The Pen

Finding a “Sacred Meaning” in Anything Pagan

Harry Potter is becoming a sacred text to this generation. We know that people are hungry for answers. They are faced with life’s problems and seek wise counsel or make up their own answers. Whether they realize it or not, they are really seeking to fill a need for God. Albert Mohler describes it as “a hunger to know God” since we are made in the image of God. But in a sinful, unregenerate state, that desire to know God is distorted and filtered through the lens of whatever worldview governs our thoughts. The result is, as Paul writes in Romans 1:23, that man exchanges “the glory of the immortal God for images resembling mortal man and birds and animals and creeping things.” (ESV)

So, it should come as no surprise that people around the world are falling in love with a study of Harry Potter books as sacred. The idea is the brainchild of two college students and began as a podcast in early 2016. Each episode considers a different human emotion, or attribute through the eyes of J.K. Rowling’s creation – Harry Potter. In the first podcast episode from May 19, 2016, creators Casper ter Kuile and Vanessa Zoltan describe their concept in near-Biblical terms. They know the terms well – they are both graduates of Harvard Divinity School. Ter Kuile said he didn’t connect with what he was learning in Divinity School, but did connect to Rowling’s text. The questions and answers he found in Harry Potter were just as big as in the theology he’d been reading in school. Moreover, the text was more readily understandable than he could claim with the Bible.

Zoltan said, in that first episode, Harry Potter gives us “permission to see ourselves through the text” but that it takes work, dedication, and diligence to study it.

Over the course of the past year, the podcast has grown include several hosts and it has tackled such topics as compassion, loyalty, isolation, forgiveness, trust, family, and more. Each episode features a variety of resources from secular to sacred, with an emphasis on a sacred practice such as Lectio Divina, Havruta, and early writers such as St. Teresa of Avila.

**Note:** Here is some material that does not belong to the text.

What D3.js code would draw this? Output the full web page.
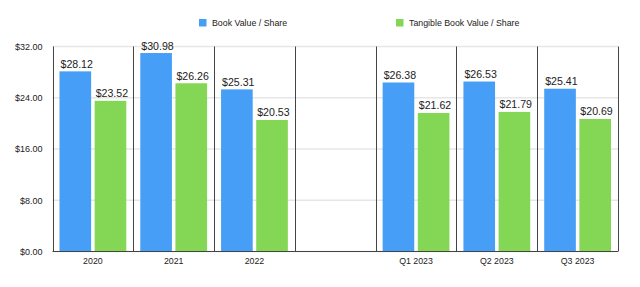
<!DOCTYPE html>
<html>
<head>
<meta charset="utf-8">
<script src="https://cdn.jsdelivr.net/npm/d3@7"></script>
<style>
  body { margin: 0; background: #fff; }
  text { font-family: "Liberation Sans", Arial, Helvetica, sans-serif; fill: #222; }
</style>
</head>
<body>
<div id="chart"></div>
<script>
// données
const categories = ["2020", "2021", "2022", "", "Q1 2023", "Q2 2023", "Q3 2023"];
const bookValue = [28.12, 30.98, 25.31, null, 26.38, 26.53, 25.41];
const tangibleBookValue = [23.52, 26.26, 20.53, null, 21.62, 21.79, 20.69];
const seriesNames = ["Book Value / Share", "Tangible Book Value / Share"];
const colors = ["#479ef6", "#84d655"];
const yTicks = [0, 8, 16, 24, 32];

const width = 640, height = 287;
const margin = { top: 46.5, right: 22, bottom: 35.5, left: 52.5 };

const svg = d3.select("#chart").append("svg")
    .attr("width", width)
    .attr("height", height);

// on garde un index pour la catégorie vide
const keys = categories.map((c, i) => i);

const x = d3.scaleBand()
    .domain(keys)
    .range([margin.left, width - margin.right]);

const xInner = d3.scaleBand()
    .domain([0, 1])
    .range([7, x.bandwidth() - 7])
    .paddingInner(0.1);

const y = d3.scaleLinear()
    .domain([0, 32])
    .range([height - margin.bottom, margin.top]);

// grille horizontale
svg.append("g")
    .selectAll("line")
    .data(yTicks)
    .join("line")
    .attr("x1", margin.left)
    .attr("x2", width - margin.right)
    .attr("y1", d => y(d))
    .attr("y2", d => y(d))
    .attr("stroke", "#e6e6e6")
    .attr("stroke-width", 1.5);

// axe y
const yAxis = svg.append("g")
    .attr("transform", `translate(${margin.left},0)`)
    .call(d3.axisLeft(y).tickValues(yTicks).tickSize(0).tickPadding(10)
        .tickFormat(d => "$" + d.toFixed(2)));
yAxis.select(".domain").remove();
yAxis.selectAll("text").style("font-size", "9px").style("fill", "#222");

// barres
const rows = keys.map(i => ({ i, values: [bookValue[i], tangibleBookValue[i]] }));

const groups = svg.append("g")
    .selectAll("g")
    .data(rows)
    .join("g")
    .attr("transform", d => `translate(${x(d.i)},0)`);

groups.selectAll("rect")
    .data(d => d.values.map((v, s) => ({ v, s })).filter(e => e.v !== null))
    .join("rect")
    .attr("x", d => xInner(d.s))
    .attr("width", xInner.bandwidth())
    .attr("y", d => y(d.v))
    .attr("height", d => y(0) - y(d.v))
    .attr("fill", d => colors[d.s]);

groups.selectAll("text")
    .data(d => d.values.map((v, s) => ({ v, s })).filter(e => e.v !== null))
    .join("text")
    .attr("x", d => xInner(d.s) + 1)
    .attr("y", d => y(d.v) - 3.5)
    .style("font-size", "10.6px")
    .text(d => "$" + d.v.toFixed(2));

// séparateurs verticaux
const seps = keys.map(i => x(i)).concat([width - margin.right]);
svg.append("g")
    .selectAll("line")
    .data(seps)
    .join("line")
    .attr("x1", d => Math.round(d) + 0.5)
    .attr("x2", d => Math.round(d) + 0.5)
    .attr("y1", margin.top)
    .attr("y2", y(0))
    .attr("stroke", "#444")
    .attr("stroke-width", 1);

// axe x
svg.append("line")
    .attr("x1", margin.left)
    .attr("x2", width - margin.right)
    .attr("y1", y(0))
    .attr("y2", y(0))
    .attr("stroke", "#444")
    .attr("stroke-width", 1.2);

svg.append("g")
    .selectAll("text")
    .data(rows)
    .join("text")
    .attr("x", d => x(d.i) + x.bandwidth() / 2)
    .attr("y", y(0) + 12.5)
    .attr("text-anchor", "middle")
    .style("font-size", "8.8px")
    .text(d => categories[d.i]);

// légende
const legendX = [199, 396];
const legend = svg.append("g")
    .selectAll("g")
    .data(seriesNames)
    .join("g")
    .attr("transform", (d, i) => `translate(${legendX[i]},19)`);
legend.append("rect")
    .attr("width", 7.5)
    .attr("height", 7.5)
    .attr("fill", (d, i) => colors[i]);
legend.append("text")
    .attr("x", 13)
    .attr("y", 7)
    .style("font-size", "8.8px")
    .text(d => d);
</script>
</body>
</html>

If all of this sounds vaguely disturbing, well, that’s because it is. The very questions the podcast hosts ask have their answers in the Bible. Yet all their divinity school training did not provide them the tools to find these answers. More importantly, they seem to lack the very source of understanding – the Holy Spirit (1 Cor. 2:12).

But the rush to find sacred meaning in Harry Potter is an example that people are hungry for a spiritual connection. They seek spiritual answers to earthly problems. Contrary to evangelical churches that seem to provide more entertainment than enlightenment, there is a need to present Godly wisdom. Contrary to Andy Stanley’s Temple Model, people want to be sincere followers who find answers in a sacred text. Stanley is correct when he defends his “Bible tells me so” sermon by stating we are a post-Christian society. But the church of Harry Potter is evidence that shows now more than ever we need men teaching us what the Word of God truly says. The Harry Potter podcast hosts bring in every conceivable source to find answers to life’s challenges. Whether the hosts discuss Commitment (as they did last May) or try to find the meaning of human suffering (as in more recent episodes), the Bible provides a solution.

[Todd Friel explains why good and bad things happen to us in this video]

Both ter Kuile and Zoltan admit they don’t want churches to go away, but they see spirituality becoming unbundled so that we find experiential faith in a variety of ways – especially through different texts that we deem sacred.

Zoltan said,“You have to believe a text can give you blessings.”

Or, as Paul writes to his young protégé Timothy, “All Scripture is breathed out by God and profitable for teaching, for reproof, for correction, and for training in righteousness.” (2 Timothy 3:16. It sounds like Paul is saying the Bible can be the greatest source of blessing for us all.